NEW YORK--(BUSINESS WIRE)--International Seaways, Inc. (NYSE:INSW) (the “Company” or “INSW”), one of the largest tanker companies worldwide providing energy transportation services for crude oil and petroleum products in International Flag markets, today announced that its joint venture with Euronav NV has signed two contracts for five years with North Oil Company (NOC), the future operator of the Al Shaheen oil field, off the coast of Qatar, whose shareholders are Qatar Petroleum Oil & Gas Limited and Total E&P Golfe Limited. These contracts are for the FSO Africa and FSO Asia and commence upon expiry of their current contracts with Maersk Oil Qatar in the third quarter of 2017.
The FSO Africa and FSO Asia floating storage platforms are both high specification, specially built units serving the Al Shaheen oil field since 2010. In addition, the joint venture will be debt free from July 2017.
The new contracts are expected, over their five year terms, to generate in excess of $360 million of EBITDA (earnings before interest, taxes, depreciation and amortization) for the joint venture. Based on International Seaways’ ownership in the joint venture, the five year contracts are expected to generate in excess of $180 million of EBITDA for the Company.
“We look forward to our FSO joint venture continuing its presence at Al Shaheen and are pleased to have finalized the new five year contracts,” said Lois K. Zabrocky, International Seaways’ president and CEO. “Complementing our balanced fleet deployment strategy, this FSO joint venture combined with the Company’s LNG joint venture position International Seaways to optimize revenue through the current tanker cycle. With a high quality, diverse tanker fleet and upside to the spot market, the Company also remains poised to capitalize on a market recovery in both the product and crude sectors.”

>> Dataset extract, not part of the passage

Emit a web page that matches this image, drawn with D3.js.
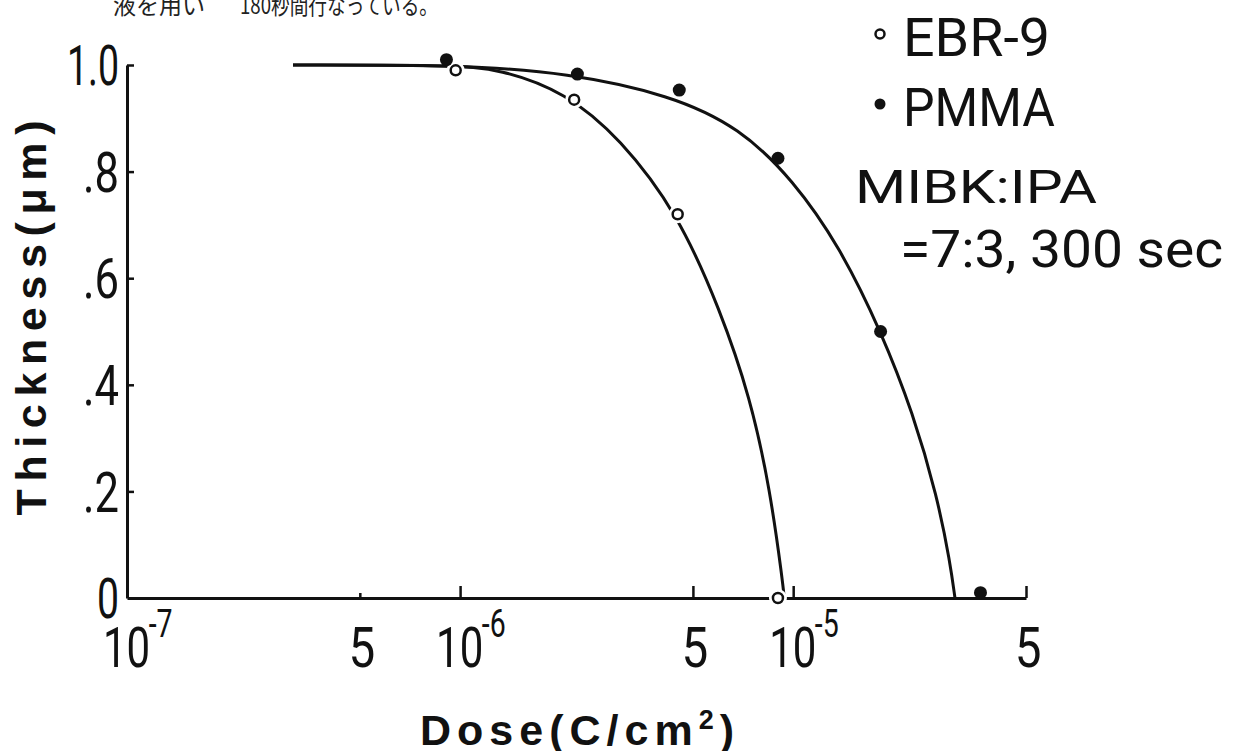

About International Seaways, Inc.
International Seaways, Inc. (NYSE:INSW) is one of the largest tanker companies worldwide providing energy transportation services for crude oil and petroleum products in International Flag markets. International Seaways owns and operates a fleet of 55 vessels, including one ULCC, eight VLCCs, eight Aframaxes/LR2s, 12 Panamaxes/LR1s and 20 MR tankers. Through joint ventures, it has ownership interests in four liquefied natural gas carriers and two floating storage and offloading service vessels. International Seaways has an experienced team committed to the very best operating practices and the highest levels of customer service and operational efficiency. International Seaways is headquartered in New York City, NY. Additional information is available at www.intlseas.com.
This release contains forward-looking statements. In addition, the Company may make or approve certain statements in future filings with the Securities and Exchange Commission (SEC), in press releases, or in oral or written presentations by representatives of the Company. All statements other than statements of historical facts should be considered forward-looking statements. These matters or statements may relate to the Company’s plans to issue dividends, its prospects, including statements regarding trends in the tanker markets, possibilities of strategic alliances and investments, and projections of the amount of EBITDA to be generated in the future. Forward-looking statements are based on the Company’s current plans, estimates and projections, and are subject to change based on a number of factors. Investors should carefully consider the risk factors outlined in more detail in the Annual Report on Form 10-K for the Company and in similar sections of other filings made by the Company with the SEC from time to time. The Company assumes no obligation to update or revise any forward-looking statements. Forward-looking statements and written and oral forward looking statements attributable to the Company or its representatives after the date of this release are qualified in their entirety by the cautionary statements contained in this paragraph and in other reports previously or hereafter filed by the Company with the SEC.